Work required:
Repeat all of the material below exactly as written, images excluded.
═════ Raw data
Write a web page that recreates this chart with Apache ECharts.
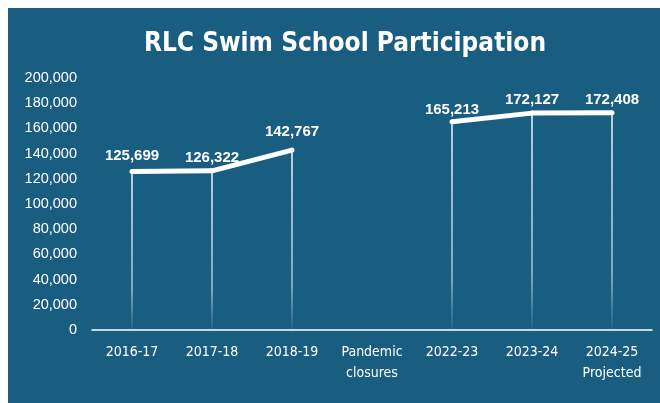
<!DOCTYPE html>
<html>
<head>
<meta charset="utf-8">
<script src="https://cdn.jsdelivr.net/npm/echarts@6/dist/echarts.min.js"></script>
<style>
  html, body { margin: 0; padding: 0; background: #ffffff; }
  #panel { position: absolute; left: 8px; top: 8px; width: 652px; height: 395px; background: #195e80; }
  #chart { position: absolute; left: 0; top: 0; width: 660px; height: 403px; }
</style>
</head>
<body>
<div id="panel"></div>
<div id="chart"></div>
<script>
// Season labels along the x axis
const seasons = ['2016-17', '2017-18', '2018-19', 'Pandemic\nclosures', '2022-23', '2023-24', '2024-25\nProjected'];
// Participation counts per season (no data during closures)
const participation = [125699, 126322, 142767, null, 165213, 172127, 172408];
// Value axis range
const yMin = 0;
const yMax = 200000;
const yStep = 20000;

// extra gap (px) between each value label and its point
const labelGap = [4, 1, 6, 0, 0, 1, 1];

const fmt = v => v.toLocaleString('en-US');

const lineData = participation.map((v, i) => ({
  value: v,
  label: { distance: 2 + labelGap[i] }
}));

const chart = echarts.init(document.getElementById('chart'), null, { renderer: 'canvas' });

chart.setOption({
  backgroundColor: 'transparent',
  animation: false,
  title: {
    text: 'RLC Swim School Participation',
    left: 340,
    textAlign: 'center',
    top: 26,
    textStyle: {
      color: '#ffffff',
      fontFamily: 'DejaVu Sans Condensed',
      fontWeight: 'bold',
      fontSize: 26
    }
  },
  grid: { left: 92, right: 8, top: 78, bottom: 73, containLabel: false },
  xAxis: {
    type: 'category',
    data: seasons,
    boundaryGap: true,
    axisLine: { show: true, lineStyle: { color: '#ffffff', width: 1.5 } },
    axisTick: { show: false },
    axisLabel: {
      color: '#ffffff',
      fontFamily: 'DejaVu Sans Condensed',
      fontSize: 14,
      lineHeight: 21,
      margin: 12,
      interval: 0
    }
  },
  yAxis: {
    type: 'value',
    min: yMin,
    max: yMax,
    interval: yStep,
    axisLine: { show: false },
    axisTick: { show: false },
    splitLine: { show: false },
    axisLabel: {
      color: '#ffffff',
      fontFamily: 'Liberation Sans',
      fontSize: 14.5,
      margin: 15,
      formatter: fmt
    }
  },
  series: [
    {
      // thin drop lines from each point down to the axis, fading out
      type: 'bar',
      data: participation,
      barWidth: 1.5,
      silent: true,
      itemStyle: {
        color: new echarts.graphic.LinearGradient(0, 0, 0, 1, [
          { offset: 0, color: 'rgba(255,255,255,0.95)' },
          { offset: 0.75, color: 'rgba(255,255,255,0.6)' },
          { offset: 1, color: 'rgba(255,255,255,0.05)' }
        ])
      },
      z: 1
    },
    {
      type: 'line',
      data: lineData,
      connectNulls: false,
      symbol: 'circle',
      symbolSize: 5,
      itemStyle: { color: '#ffffff' },
      lineStyle: { color: '#ffffff', width: 5 },
      label: {
        show: true,
        position: 'top',
        color: '#ffffff',
        fontFamily: 'Liberation Sans',
        fontWeight: 'bold',
        fontSize: 15,
        formatter: p => p.value == null ? '' : fmt(p.value)
      },
      z: 3
    }
  ]
});
</script>
</body>
</html>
══════════
Final result:
Write a web page that recreates this chart with Apache ECharts.
<!DOCTYPE html>
<html>
<head>
<meta charset="utf-8">
<script src="https://cdn.jsdelivr.net/npm/echarts@6/dist/echarts.min.js"></script>
<style>
  html, body { margin: 0; padding: 0; background: #ffffff; }
  #panel { position: absolute; left: 8px; top: 8px; width: 652px; height: 395px; background: #195e80; }
  #chart { position: absolute; left: 0; top: 0; width: 660px; height: 403px; }
</style>
</head>
<body>
<div id="panel"></div>
<div id="chart"></div>
<script>
// Season labels along the x axis
const seasons = ['2016-17', '2017-18', '2018-19', 'Pandemic\nclosures', '2022-23', '2023-24', '2024-25\nProjected'];
// Participation counts per season (no data during closures)
const participation = [125699, 126322, 142767, null, 165213, 172127, 172408];
// Value axis range
const yMin = 0;
const yMax = 200000;
const yStep = 20000;

// extra gap (px) between each value label and its point
const labelGap = [4, 1, 6, 0, 0, 1, 1];

const fmt = v => v.toLocaleString('en-US');

const lineData = participation.map((v, i) => ({
  value: v,
  label: { distance: 2 + labelGap[i] }
}));

const chart = echarts.init(document.getElementById('chart'), null, { renderer: 'canvas' });

chart.setOption({
  backgroundColor: 'transparent',
  animation: false,
  title: {
    text: 'RLC Swim School Participation',
    left: 340,
    textAlign: 'center',
    top: 26,
    textStyle: {
      color: '#ffffff',
      fontFamily: 'DejaVu Sans Condensed',
      fontWeight: 'bold',
      fontSize: 26
    }
  },
  grid: { left: 92, right: 8, top: 78, bottom: 73, containLabel: false },
  xAxis: {
    type: 'category',
    data: seasons,
    boundaryGap: true,
    axisLine: { show: true, lineStyle: { color: '#ffffff', width: 1.5 } },
    axisTick: { show: false },
    axisLabel: {
      color: '#ffffff',
      fontFamily: 'DejaVu Sans Condensed',
      fontSize: 14,
      lineHeight: 21,
      margin: 12,
      interval: 0
    }
  },
  yAxis: {
    type: 'value',
    min: yMin,
    max: yMax,
    interval: yStep,
    axisLine: { show: false },
    axisTick: { show: false },
    splitLine: { show: false },
    axisLabel: {
      color: '#ffffff',
      fontFamily: 'Liberation Sans',
      fontSize: 14.5,
      margin: 15,
      formatter: fmt
    }
  },
  series: [
    {
      // thin drop lines from each point down to the axis, fading out
      type: 'bar',
      data: participation,
      barWidth: 1.5,
      silent: true,
      itemStyle: {
        color: new echarts.graphic.LinearGradient(0, 0, 0, 1, [
          { offset: 0, color: 'rgba(255,255,255,0.95)' },
          { offset: 0.75, color: 'rgba(255,255,255,0.6)' },
          { offset: 1, color: 'rgba(255,255,255,0.05)' }
        ])
      },
      z: 1
    },
    {
      type: 'line',
      data: lineData,
      connectNulls: false,
      symbol: 'circle',
      symbolSize: 5,
      itemStyle: { color: '#ffffff' },
      lineStyle: { color: '#ffffff', width: 5 },
      label: {
        show: true,
        position: 'top',
        color: '#ffffff',
        fontFamily: 'Liberation Sans',
        fontWeight: 'bold',
        fontSize: 15,
        formatter: p => p.value == null ? '' : fmt(p.value)
      },
      z: 3
    }
  ]
});
</script>
</body>
</html>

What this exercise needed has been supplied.